On Monday, May 11, Qadiri pleaded not guilty to accepting $5 million in federal PPP loans.

In a statement, the U.S. Attorney’s office said Qadiri was named in a federal grand jury indictment, with more than a dozen charges against him including bank fraud, wire fraud and money laundering.

The USAO said it has evidence the Irvine resident applied for PPP loans with falsified identities in May and June of 2020, for multiple “sham businesses” with addresses listed in Newport Beach.

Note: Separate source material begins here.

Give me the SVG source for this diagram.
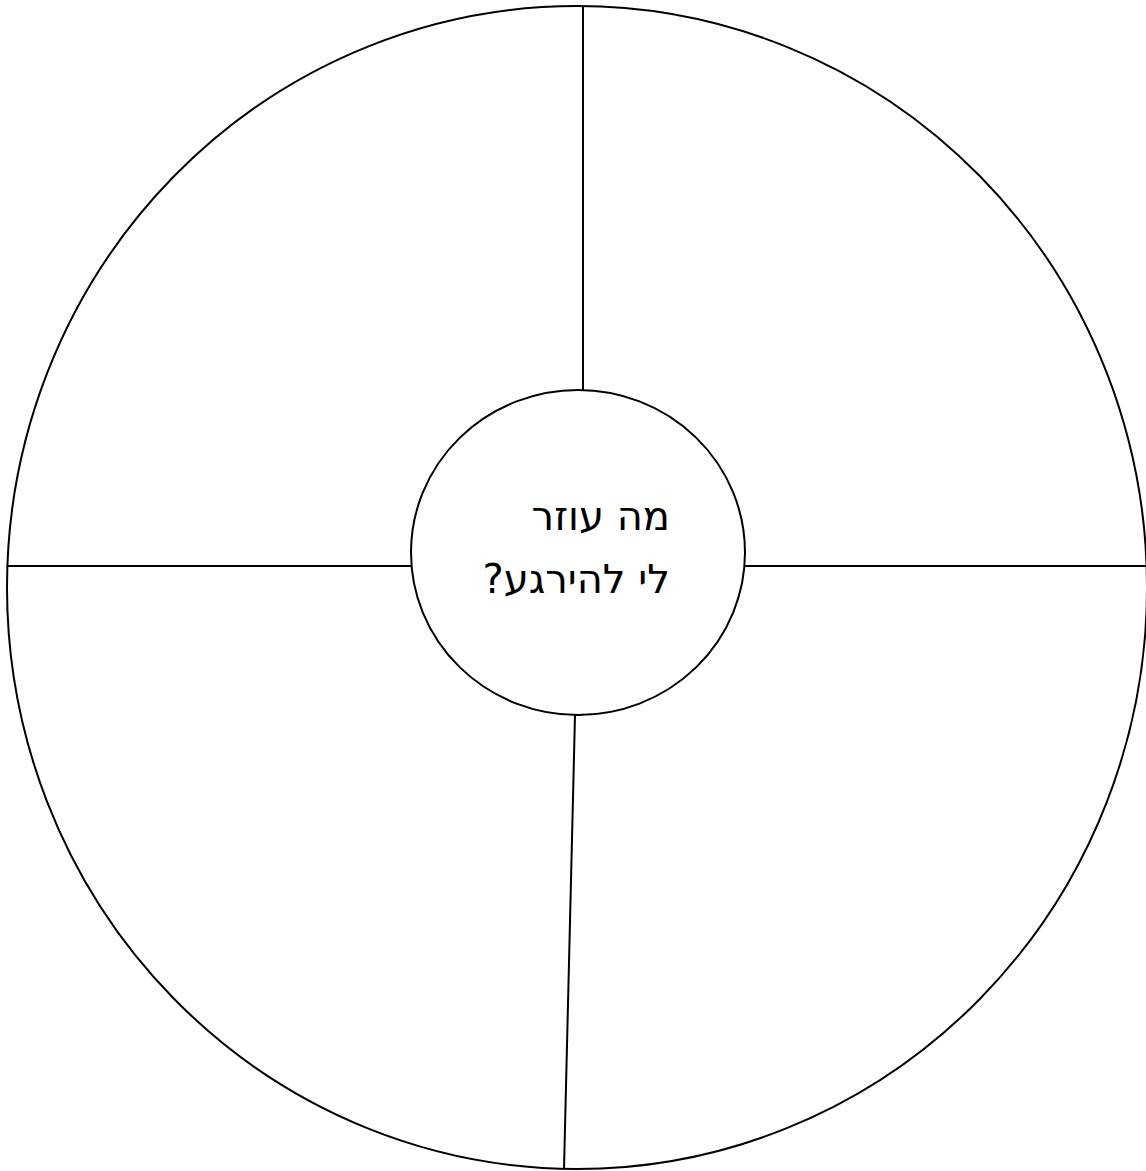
<svg xmlns="http://www.w3.org/2000/svg" width="1146" height="1171" viewBox="0 0 1146 1171">
<style>
.ln{fill:none;stroke:#000;stroke-width:2}
.t{font-family:"DejaVu Sans","Liberation Sans",sans-serif;font-size:40px;fill:#000}
</style>
<rect width="1146" height="1171" fill="#fff"/>
<g id="connectors">
<line class="ln" x1="583" y1="6" x2="583" y2="390"/>
<line class="ln" x1="575" y1="715" x2="564" y2="1169"/>
<line class="ln" x1="8" y1="566" x2="411" y2="566"/>
<line class="ln" x1="745" y1="566" x2="1146" y2="566"/>
</g>
<g id="outer">
<ellipse class="ln" cx="577" cy="587.5" rx="570" ry="581.5"/>
</g>
<g id="center">
<ellipse class="ln" cx="578" cy="552.5" rx="167" ry="162.5" fill="#fff"/>
<text class="t" x="670" y="530" direction="rtl" text-anchor="start">מה עוזר</text>
<text class="t" x="670" y="593" direction="rtl" text-anchor="start">לי להירגע?</text>
</g>
</svg>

“In May and June of 2020, Qadiri allegedly submitted false and fraudulent PPP loan applications to three banks on behalf of those companies. The false information allegedly included the number of employees to whom the companies paid wages, altered bank account records with inflated balances, and fictitious quarterly federal tax return forms. Qadiri allegedly also used someone else’s name, Social Security number and signature to fraudulently apply for one of the loans,” the USAO statement reads.

The businesses listed are: All American Lending, Inc., All American Capital Holdings, Inc., RadMediaLab, Inc., and Ad Blot, Inc.

Per a statement from the U.S. Attorney’s office, Qadiri used PPP loads to fund a lavish lifestyle, including a fleet of foreign sports cars.

In a subsequent tweet, the U.S. Attorney’s office released more information surrounding this case, along with images of three luxury sports cars seized from Qadiri, which include a black Lamborghini, a red Ferrari, and a black Bentley.

Aside from the vehicles, authorities also seized $2 million in cash from Qadiri’s bank.